INSTRUCTION:
Leave out the pictures and print only the lines from the one with "Recreate this image" through the one with "from matplotlib.patches import Ellipse", exactly as they are.

━━━━━━━━━━━━━━━━━━━━

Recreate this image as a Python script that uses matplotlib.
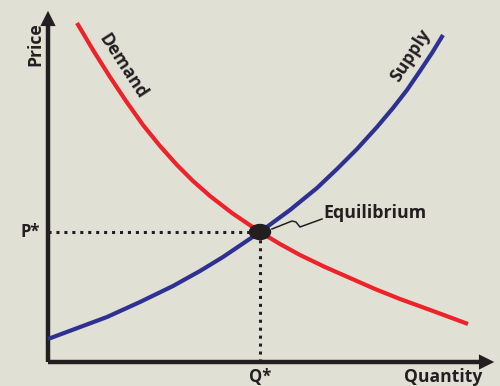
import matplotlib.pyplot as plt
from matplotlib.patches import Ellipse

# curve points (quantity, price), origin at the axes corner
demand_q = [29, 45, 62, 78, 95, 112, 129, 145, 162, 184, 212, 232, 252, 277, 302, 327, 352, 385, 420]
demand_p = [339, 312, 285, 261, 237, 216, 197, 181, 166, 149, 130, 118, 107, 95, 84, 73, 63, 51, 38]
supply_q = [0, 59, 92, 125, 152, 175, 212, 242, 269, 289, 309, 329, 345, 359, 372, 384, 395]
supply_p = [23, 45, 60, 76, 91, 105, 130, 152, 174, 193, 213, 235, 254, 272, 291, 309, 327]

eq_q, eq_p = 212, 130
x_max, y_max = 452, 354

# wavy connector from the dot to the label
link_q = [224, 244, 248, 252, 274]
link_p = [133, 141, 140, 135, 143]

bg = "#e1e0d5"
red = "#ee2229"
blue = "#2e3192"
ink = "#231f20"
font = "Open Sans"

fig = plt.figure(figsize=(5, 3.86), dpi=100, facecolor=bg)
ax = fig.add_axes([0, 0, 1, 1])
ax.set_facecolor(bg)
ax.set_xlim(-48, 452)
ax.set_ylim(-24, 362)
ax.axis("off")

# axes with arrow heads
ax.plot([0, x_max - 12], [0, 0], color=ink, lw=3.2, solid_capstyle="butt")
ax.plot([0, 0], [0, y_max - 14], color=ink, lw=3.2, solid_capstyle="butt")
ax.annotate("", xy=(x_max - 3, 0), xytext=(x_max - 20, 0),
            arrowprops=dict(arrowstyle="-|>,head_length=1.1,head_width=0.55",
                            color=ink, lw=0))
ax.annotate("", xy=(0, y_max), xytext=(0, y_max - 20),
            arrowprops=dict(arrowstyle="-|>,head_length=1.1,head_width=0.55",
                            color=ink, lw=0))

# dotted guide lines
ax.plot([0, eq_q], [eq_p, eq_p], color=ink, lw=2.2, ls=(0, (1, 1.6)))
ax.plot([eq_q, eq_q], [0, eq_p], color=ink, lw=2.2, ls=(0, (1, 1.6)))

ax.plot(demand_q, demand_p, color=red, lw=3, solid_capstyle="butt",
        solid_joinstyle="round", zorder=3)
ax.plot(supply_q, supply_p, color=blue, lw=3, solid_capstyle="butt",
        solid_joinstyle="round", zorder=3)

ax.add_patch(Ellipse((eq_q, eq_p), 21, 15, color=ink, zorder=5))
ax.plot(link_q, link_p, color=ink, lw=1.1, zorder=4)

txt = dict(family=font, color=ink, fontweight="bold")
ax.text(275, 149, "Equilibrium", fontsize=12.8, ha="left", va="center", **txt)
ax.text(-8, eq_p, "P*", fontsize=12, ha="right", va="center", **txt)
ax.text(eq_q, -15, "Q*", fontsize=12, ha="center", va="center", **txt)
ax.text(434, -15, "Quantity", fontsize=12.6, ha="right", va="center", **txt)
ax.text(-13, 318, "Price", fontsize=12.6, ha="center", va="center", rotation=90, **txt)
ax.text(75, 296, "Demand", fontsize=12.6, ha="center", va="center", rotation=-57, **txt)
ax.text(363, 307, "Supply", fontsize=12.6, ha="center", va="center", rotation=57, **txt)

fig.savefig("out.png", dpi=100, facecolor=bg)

━━━━━━━━━━━━━━━━━━━━

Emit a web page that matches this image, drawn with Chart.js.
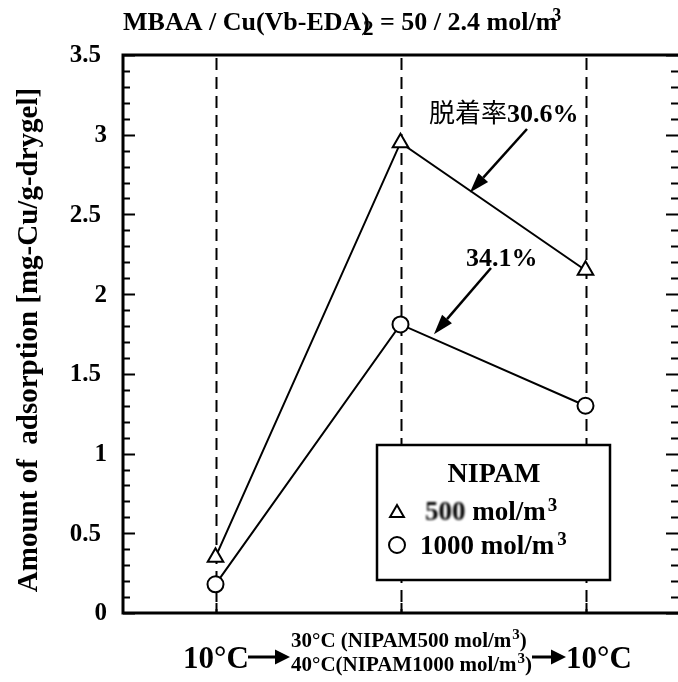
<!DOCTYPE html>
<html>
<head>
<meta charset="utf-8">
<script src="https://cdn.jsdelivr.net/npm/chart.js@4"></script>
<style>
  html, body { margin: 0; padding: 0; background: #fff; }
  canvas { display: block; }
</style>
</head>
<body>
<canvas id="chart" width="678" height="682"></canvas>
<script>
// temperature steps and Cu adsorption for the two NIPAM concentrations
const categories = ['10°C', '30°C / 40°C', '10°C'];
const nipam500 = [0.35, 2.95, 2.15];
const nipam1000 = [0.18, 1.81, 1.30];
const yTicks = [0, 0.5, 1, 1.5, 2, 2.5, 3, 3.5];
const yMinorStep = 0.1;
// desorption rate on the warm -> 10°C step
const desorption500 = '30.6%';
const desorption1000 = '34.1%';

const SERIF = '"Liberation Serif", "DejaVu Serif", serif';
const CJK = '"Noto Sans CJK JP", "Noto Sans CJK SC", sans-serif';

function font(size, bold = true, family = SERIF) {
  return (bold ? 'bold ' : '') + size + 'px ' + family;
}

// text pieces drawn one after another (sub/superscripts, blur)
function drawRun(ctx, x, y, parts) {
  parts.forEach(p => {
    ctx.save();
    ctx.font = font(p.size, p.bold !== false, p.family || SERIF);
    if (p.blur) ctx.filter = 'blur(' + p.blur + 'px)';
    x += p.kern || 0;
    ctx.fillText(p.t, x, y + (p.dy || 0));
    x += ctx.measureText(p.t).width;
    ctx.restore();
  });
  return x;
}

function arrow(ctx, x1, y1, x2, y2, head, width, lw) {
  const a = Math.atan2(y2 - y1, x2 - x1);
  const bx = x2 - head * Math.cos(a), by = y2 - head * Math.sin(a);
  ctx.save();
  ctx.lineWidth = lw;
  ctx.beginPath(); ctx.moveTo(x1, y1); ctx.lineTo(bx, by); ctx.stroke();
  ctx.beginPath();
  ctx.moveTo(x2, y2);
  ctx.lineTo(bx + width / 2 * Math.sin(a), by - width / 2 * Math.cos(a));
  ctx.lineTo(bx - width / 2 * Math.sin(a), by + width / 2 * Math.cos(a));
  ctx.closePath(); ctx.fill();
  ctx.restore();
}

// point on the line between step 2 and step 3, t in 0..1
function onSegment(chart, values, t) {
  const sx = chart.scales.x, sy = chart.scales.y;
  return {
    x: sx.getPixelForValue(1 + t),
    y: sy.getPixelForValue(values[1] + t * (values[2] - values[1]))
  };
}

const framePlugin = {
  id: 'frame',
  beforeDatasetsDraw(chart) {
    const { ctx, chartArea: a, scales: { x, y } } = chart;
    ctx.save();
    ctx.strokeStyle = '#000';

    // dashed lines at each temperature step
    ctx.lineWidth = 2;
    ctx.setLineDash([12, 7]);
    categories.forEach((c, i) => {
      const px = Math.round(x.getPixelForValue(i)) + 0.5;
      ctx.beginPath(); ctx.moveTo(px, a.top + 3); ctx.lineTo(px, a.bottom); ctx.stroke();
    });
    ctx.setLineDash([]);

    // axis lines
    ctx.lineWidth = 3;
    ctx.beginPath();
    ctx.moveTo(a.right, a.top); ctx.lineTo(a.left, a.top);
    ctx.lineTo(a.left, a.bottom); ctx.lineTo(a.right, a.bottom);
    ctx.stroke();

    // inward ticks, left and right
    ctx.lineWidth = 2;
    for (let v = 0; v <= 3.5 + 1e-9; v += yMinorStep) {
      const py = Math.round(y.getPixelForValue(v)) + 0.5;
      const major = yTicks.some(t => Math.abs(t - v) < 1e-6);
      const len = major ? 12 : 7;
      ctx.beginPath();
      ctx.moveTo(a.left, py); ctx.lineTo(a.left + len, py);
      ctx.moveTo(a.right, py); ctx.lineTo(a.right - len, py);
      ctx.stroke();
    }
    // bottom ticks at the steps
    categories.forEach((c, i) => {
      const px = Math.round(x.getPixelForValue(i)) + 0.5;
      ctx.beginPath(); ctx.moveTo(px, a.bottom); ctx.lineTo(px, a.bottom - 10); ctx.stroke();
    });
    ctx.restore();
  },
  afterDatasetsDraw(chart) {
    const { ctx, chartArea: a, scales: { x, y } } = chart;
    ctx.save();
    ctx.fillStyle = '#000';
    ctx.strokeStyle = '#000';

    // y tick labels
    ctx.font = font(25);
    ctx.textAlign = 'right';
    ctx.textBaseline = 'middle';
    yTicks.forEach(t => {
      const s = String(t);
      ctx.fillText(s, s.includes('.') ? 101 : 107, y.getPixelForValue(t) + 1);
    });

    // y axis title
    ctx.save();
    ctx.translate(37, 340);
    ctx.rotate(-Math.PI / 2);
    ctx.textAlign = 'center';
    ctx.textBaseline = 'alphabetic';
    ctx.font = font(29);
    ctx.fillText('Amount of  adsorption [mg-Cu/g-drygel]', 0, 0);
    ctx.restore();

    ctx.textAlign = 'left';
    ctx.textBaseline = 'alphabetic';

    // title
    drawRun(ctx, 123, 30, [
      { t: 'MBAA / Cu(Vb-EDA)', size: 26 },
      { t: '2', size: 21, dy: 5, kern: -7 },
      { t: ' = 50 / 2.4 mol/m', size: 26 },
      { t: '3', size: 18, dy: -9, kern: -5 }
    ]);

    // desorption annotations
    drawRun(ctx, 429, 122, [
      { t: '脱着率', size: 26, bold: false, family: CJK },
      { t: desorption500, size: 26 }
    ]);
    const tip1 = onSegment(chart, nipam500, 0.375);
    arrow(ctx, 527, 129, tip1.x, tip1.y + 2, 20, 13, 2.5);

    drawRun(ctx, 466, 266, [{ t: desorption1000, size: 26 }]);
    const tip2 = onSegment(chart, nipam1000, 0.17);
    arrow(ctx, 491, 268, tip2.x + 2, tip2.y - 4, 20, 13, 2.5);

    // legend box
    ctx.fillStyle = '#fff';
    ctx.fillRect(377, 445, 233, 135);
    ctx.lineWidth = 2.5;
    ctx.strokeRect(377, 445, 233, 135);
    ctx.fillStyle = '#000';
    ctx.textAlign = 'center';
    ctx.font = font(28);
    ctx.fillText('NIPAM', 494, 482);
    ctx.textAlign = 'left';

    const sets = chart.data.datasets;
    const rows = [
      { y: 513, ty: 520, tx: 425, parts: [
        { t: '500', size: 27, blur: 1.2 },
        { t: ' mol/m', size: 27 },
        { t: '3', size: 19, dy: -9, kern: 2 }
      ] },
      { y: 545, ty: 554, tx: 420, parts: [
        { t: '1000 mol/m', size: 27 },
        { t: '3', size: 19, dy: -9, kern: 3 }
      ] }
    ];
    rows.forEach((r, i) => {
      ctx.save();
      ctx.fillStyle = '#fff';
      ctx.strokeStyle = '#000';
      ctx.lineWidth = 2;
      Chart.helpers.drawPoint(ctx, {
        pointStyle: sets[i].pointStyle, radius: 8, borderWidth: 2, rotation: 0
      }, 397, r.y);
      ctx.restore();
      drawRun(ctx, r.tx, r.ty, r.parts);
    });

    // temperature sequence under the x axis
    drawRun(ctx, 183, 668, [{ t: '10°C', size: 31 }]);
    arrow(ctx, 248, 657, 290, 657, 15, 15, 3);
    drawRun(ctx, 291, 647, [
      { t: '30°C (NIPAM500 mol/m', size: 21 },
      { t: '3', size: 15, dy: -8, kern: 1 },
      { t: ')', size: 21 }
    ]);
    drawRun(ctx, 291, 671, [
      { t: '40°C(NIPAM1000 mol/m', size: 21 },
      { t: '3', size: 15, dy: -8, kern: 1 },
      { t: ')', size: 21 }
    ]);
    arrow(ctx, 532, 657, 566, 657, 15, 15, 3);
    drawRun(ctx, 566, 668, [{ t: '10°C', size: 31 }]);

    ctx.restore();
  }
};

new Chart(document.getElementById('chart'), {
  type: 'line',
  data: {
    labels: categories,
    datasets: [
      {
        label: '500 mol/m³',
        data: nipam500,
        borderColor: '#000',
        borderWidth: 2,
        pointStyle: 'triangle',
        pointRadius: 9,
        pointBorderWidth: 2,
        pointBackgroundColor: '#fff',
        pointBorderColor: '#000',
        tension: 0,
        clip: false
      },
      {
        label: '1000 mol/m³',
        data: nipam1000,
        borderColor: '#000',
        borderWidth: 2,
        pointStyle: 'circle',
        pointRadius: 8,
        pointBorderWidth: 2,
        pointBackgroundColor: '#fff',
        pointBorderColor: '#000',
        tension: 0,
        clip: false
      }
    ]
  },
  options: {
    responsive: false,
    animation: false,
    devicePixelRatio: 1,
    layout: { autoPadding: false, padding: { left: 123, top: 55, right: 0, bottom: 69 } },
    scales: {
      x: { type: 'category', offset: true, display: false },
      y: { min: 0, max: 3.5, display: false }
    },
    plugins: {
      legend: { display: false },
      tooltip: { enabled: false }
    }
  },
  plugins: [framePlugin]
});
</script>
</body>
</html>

━━━━━━━━━━━━━━━━━━━━

EXPECTED ANSWER:
Recreate this image as a Python script that uses matplotlib.
import matplotlib.pyplot as plt
from matplotlib.patches import Ellipse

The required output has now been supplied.